Z Holdings-LINE's conditional clearance shows new JFTC approach to digital deals
07 August 2020 12:04 by Sachiko Sakamaki
The merger between Z Holdings, which owns Yahoo Japan, and popular messaging-app LINE was conditionally approved this week, in a move that demonstrated the Japanese regulator's willingness to take a new approach to concerns that may arise in deals involving emerging digital companies.
In an unusually exhaustive review for a first-phase case, the Japan Fair Trade Commission, or JFTC, has shown that it was willing to require monitoring and other measures to address competition concerns, even though it didn’t find the likelihood of substantial competition harm from the deal.
— Smartphone payments —
As widely expected, a smartphone payment service that uses quick response, or QR, codes was the focus of the review, because SoftBank/Yahoo’s PayPay has the top market position with a 55 percent share, followed by other players. LINE Pay had a 5 percent share in January this year.
Smartphone-code settlements have surged in the past few years in this cash-dependent nation, and fierce competition through heavy reward campaigns has started winnowing out small operators.
Because LINE Pay had a 25 percent market share early last year before stopping its reward campaigns, the JFTC saw the potential for it to grow larger again, backed by the broad user base of the LINE messaging app, which is used by two-thirds of the population.
Given the fluid situation in the overall market for code settlements, the JFTC found it difficult to predict what the future might hold.
Also, in its review, the JFTC found that Yahoo and LINE imposed exclusive conditions on some shop owners not to adopt rival payment systems.

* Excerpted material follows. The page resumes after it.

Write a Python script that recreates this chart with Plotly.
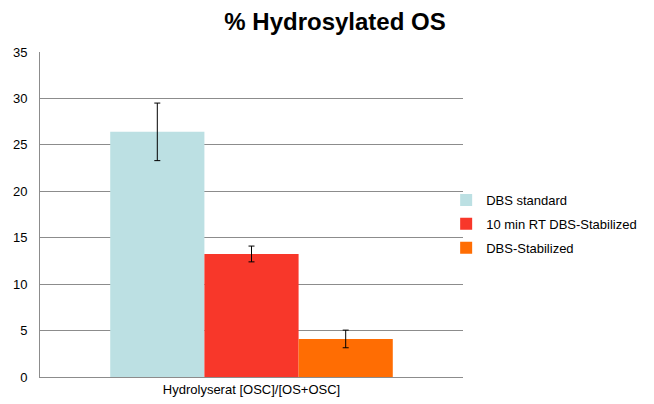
import plotly.graph_objects as go

category = ["Hydrolyserat [OSC]/[OS+OSC]"]
series_names = ["DBS standard", "10 min RT DBS-Stabilized", "DBS-Stabilized"]
values = [26.4, 13.25, 4.1]
errors = [3.1, 0.85, 0.95]
colors = ["#BCE0E3", "#F8372A", "#FF6D03"]
y_ticks = [0, 5, 10, 15, 20, 25, 30, 35]

fig = go.Figure()
for name, v, e, c in zip(series_names, values, errors, colors):
    fig.add_trace(go.Bar(
        x=category, y=[v], name=name, marker=dict(color=c, line=dict(width=0)),
        error_y=dict(type="data", array=[e], visible=True, color="black", thickness=1, width=3),
        legendgroup=name,
    ))

L, R, T, B = 40, 187, 52, 27
PW, PH = 654 - L - R, 404 - T - B

fig.update_layout(
    width=654, height=404,
    margin=dict(l=L, r=R, t=T, b=B),
    paper_bgcolor="white", plot_bgcolor="white",
    font=dict(family="Liberation Sans, Arial", size=13, color="black"),
    title=dict(text="<b>% Hydrosylated OS</b>", x=335 / 654, xanchor="center", xref="container",
               y=1 - 22 / 404, yanchor="middle", yref="container",
               font=dict(size=24, color="black")),
    barmode="group", bargap=0.332, bargroupgap=0,
    showlegend=True,
    legend=dict(xref="paper", yref="paper", x=(450 - L) / PW, xanchor="left",
                y=(377 - 224) / PH, yanchor="middle", font=dict(size=13),
                tracegroupgap=4, itemwidth=30, bgcolor="rgba(0,0,0,0)"),
    xaxis=dict(showline=True, linecolor="#8C8C8C", linewidth=1, ticks="", tickfont=dict(size=13),
               showgrid=False, automargin=False),
    yaxis=dict(range=[0, 35], tickvals=y_ticks, showgrid=True, gridcolor="#8C8C8C", gridwidth=1,
               showline=True, linecolor="#8C8C8C", linewidth=1, ticks="", ticklabelstandoff=9,
               zeroline=False, tickfont=dict(size=13), automargin=False),
)
fig.write_html("out.html", config={"displayModeBar": False},
               post_script="document.body.style.margin='0';document.body.style.overflow='hidden';")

As a result, the companies offered to remove these exclusive clauses from their contracts, refrain from imposing such conditions for three years, and submit annual reports to the JFTC on the code-settlement situation for a period of three years. Based on these conditions, the JFTC approved the deal.
— Measures, not remedies —
A JFTC official told reporters at a press conference on Tuesday that these conditions are not “remedies” but rather “measures,” because the JFTC didn’t find the deal likely to substantially restrain competition.

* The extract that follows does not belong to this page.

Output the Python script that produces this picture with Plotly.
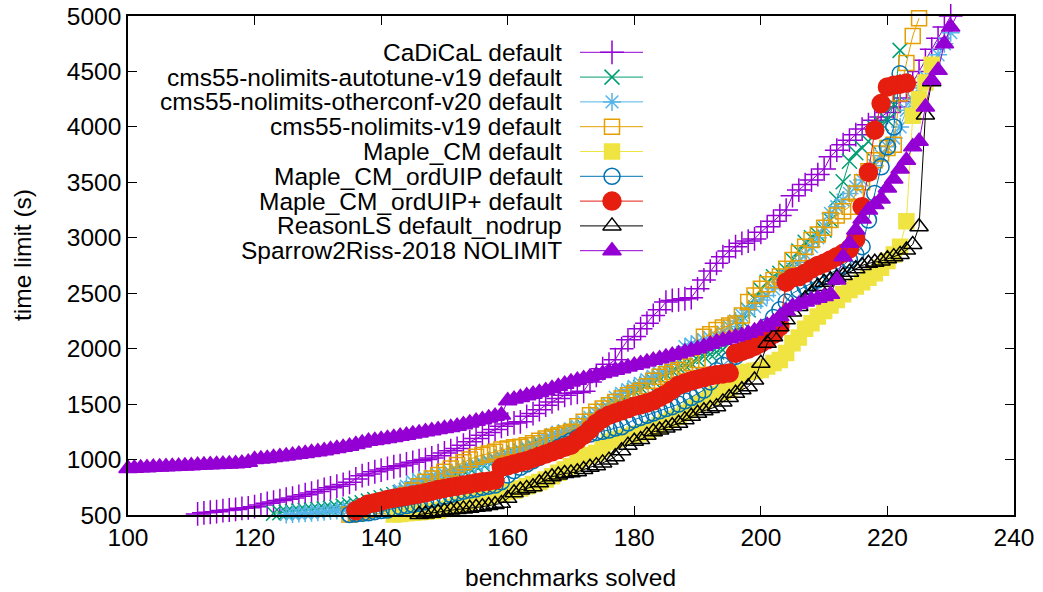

The JFTC sometimes requires companies to implement remedies even in deals cleared after first-phase reviews. But requiring remedial measures based on a competition concern, rather than outright remedies to solve an antitrust problem, seems to be a new, granular level of intervention, between a clean first-phase clearance and a first-phase clearance with remedies.
This raises an alarm for mergers, especially involving nascent digital services, although that may depend on the effectiveness of monitoring.

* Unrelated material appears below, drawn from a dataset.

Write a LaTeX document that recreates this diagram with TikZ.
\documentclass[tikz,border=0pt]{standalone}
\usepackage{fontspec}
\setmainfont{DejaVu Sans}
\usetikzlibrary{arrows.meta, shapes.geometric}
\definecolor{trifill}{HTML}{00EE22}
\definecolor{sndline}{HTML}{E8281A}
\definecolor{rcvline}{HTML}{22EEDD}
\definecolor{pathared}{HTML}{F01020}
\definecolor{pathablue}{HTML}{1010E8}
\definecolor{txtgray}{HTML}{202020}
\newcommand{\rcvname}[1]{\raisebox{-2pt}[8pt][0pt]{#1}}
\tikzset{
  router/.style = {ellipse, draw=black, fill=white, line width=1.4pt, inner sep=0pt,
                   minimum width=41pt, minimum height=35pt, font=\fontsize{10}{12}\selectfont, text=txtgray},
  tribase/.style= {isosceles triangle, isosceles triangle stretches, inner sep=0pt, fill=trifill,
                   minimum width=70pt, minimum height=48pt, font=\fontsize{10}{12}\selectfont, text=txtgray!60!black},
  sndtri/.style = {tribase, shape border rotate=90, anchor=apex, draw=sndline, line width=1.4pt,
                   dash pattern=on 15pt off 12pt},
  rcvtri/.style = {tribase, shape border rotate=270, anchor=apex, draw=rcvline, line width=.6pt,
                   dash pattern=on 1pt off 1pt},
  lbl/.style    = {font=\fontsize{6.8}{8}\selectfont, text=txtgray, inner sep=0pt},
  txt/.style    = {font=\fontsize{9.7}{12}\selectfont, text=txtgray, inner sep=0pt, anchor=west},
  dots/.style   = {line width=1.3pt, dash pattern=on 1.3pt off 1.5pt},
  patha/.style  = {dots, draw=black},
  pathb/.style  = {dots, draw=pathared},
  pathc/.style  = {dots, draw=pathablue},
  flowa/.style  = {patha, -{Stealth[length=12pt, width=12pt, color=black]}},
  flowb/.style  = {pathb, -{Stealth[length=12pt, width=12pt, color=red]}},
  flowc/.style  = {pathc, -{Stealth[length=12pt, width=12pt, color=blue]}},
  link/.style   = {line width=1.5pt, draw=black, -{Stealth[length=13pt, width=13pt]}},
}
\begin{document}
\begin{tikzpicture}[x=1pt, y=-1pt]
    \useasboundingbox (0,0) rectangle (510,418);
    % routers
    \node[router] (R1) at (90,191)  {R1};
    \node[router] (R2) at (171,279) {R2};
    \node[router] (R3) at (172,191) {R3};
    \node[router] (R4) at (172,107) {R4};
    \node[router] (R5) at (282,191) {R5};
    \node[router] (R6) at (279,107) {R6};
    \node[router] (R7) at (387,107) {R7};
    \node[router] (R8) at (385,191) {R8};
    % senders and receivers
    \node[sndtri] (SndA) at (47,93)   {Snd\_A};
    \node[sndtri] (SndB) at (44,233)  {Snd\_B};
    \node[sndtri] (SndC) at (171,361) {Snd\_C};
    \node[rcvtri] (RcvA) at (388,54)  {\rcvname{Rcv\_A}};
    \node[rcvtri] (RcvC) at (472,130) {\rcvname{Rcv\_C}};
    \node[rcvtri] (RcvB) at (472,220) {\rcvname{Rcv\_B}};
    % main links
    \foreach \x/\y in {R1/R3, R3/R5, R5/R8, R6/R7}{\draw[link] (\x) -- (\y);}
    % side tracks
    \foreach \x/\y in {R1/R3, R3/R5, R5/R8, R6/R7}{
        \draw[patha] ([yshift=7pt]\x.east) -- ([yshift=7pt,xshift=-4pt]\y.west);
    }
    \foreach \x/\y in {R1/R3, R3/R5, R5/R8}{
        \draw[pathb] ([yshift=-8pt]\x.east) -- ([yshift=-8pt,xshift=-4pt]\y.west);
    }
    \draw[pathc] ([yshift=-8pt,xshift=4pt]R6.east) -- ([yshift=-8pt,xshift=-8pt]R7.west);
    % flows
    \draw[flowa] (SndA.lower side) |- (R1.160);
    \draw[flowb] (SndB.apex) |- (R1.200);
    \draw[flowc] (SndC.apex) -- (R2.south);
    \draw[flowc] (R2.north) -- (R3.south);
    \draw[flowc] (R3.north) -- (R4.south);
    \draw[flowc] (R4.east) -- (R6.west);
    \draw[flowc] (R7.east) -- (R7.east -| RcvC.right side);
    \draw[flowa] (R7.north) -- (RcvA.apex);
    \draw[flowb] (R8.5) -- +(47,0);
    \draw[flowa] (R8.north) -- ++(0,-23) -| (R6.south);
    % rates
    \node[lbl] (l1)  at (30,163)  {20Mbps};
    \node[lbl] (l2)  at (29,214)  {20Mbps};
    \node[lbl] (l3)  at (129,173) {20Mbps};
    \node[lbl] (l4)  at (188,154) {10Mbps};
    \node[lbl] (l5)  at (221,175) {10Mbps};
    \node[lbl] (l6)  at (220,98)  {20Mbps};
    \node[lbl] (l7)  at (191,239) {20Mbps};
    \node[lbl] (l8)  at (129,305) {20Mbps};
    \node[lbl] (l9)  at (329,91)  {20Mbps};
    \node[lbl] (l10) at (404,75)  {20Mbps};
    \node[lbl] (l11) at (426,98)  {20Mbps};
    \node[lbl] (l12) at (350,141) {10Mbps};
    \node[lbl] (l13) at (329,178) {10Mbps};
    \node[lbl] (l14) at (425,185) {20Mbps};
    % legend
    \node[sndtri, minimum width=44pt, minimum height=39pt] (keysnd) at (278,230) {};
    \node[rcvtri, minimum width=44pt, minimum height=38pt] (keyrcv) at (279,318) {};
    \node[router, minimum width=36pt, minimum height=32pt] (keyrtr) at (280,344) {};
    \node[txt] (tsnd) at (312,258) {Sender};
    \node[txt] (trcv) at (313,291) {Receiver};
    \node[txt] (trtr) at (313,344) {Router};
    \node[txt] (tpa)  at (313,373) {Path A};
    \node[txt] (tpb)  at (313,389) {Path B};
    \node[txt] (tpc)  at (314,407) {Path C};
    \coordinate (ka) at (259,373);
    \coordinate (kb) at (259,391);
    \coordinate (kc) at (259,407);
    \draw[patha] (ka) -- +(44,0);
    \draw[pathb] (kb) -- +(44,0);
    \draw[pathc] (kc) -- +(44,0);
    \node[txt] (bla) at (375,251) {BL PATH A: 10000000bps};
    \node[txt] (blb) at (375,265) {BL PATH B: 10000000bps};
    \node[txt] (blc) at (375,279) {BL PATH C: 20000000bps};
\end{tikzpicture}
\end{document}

“The JFTC probably wanted to demonstrate its aggressive stance in this high-profile case, but it’s unclear how effective the required measures will be,” said Megumi Tahira, associate professor of economic law at Saitama University, adding that the regulator would have to specify reporting methods and contents.
— Minimum intervention —
During the post-merger monitoring, the JFTC may also require Z Holdings and LINE to consider remedial measures if the watchdog finds new competition concerns, a new type of requirement for combined companies, according to a JFTC official.
Antitrust experts have different views about the effectiveness of such measures, but the requirement for monitoring and a commitment to address future competition concerns could become a precedent for upcoming deals, MLex was told.
The minimum intervention and the requirement for future engagement may bode well in meeting the two conflicting expectations placed on the JFTC — to nurture domestic digital platforms in line with the Japanese government's industrial policies and the need to play the role of competition watchdog in guarding the digital markets from rising giants. These two conflicting demands have appeared in numerous reports, merger guidelines and review policies in recent years.
MLex was told that the JFTC had mobilized a team of staff members examine various aspects of the deal, such as payment apps, digital advertising, free online news services, and other issues.
“There was no competition problem in this deal after all, but the companies had to face rigorous and prolonged examination by the JFTC, which wanted to gain experience of reviewing online platform businesses,” said Kentaro Hirayama, an antitrust lawyer and an associate law professor at Kyushu University.
He and other antitrust experts said that the JFTC's access to internal documents for merger reviews, widely practiced in the US and the European Union, will become a new norm in Japan, to which companies will have to adjust.
— Economic analysis —
One bright spot for the merging companies may be how the JFTC has dealt with economic analysis presented by the merging parties.
This time, the JFTC disclosed the economic analysis presented by the companies, and basically approved its conclusion after checking the results.
“The JFTC has shown a willingness to accept merging companies’ economic analysis and to confirm their results,” said Hiroaki Ishigaki, managing director and Tokyo Office head at NERA Economic Consulting.
It’s a positive step, departing from the regulator’s traditional approach to use economic analyses to confirm its own ideas drawn from the results of third-party hearings, he said.
Although a large deal of the type represented by the Yahoo-LINE merger may not land at the JFTC every day, the regulator’s 47-page report on the deal —much longer than regular reports on Phase 2 reviews, which typically run to around 10 to 20 pages — revealed some new approaches by the JFTC to the challenges posed by digital markets.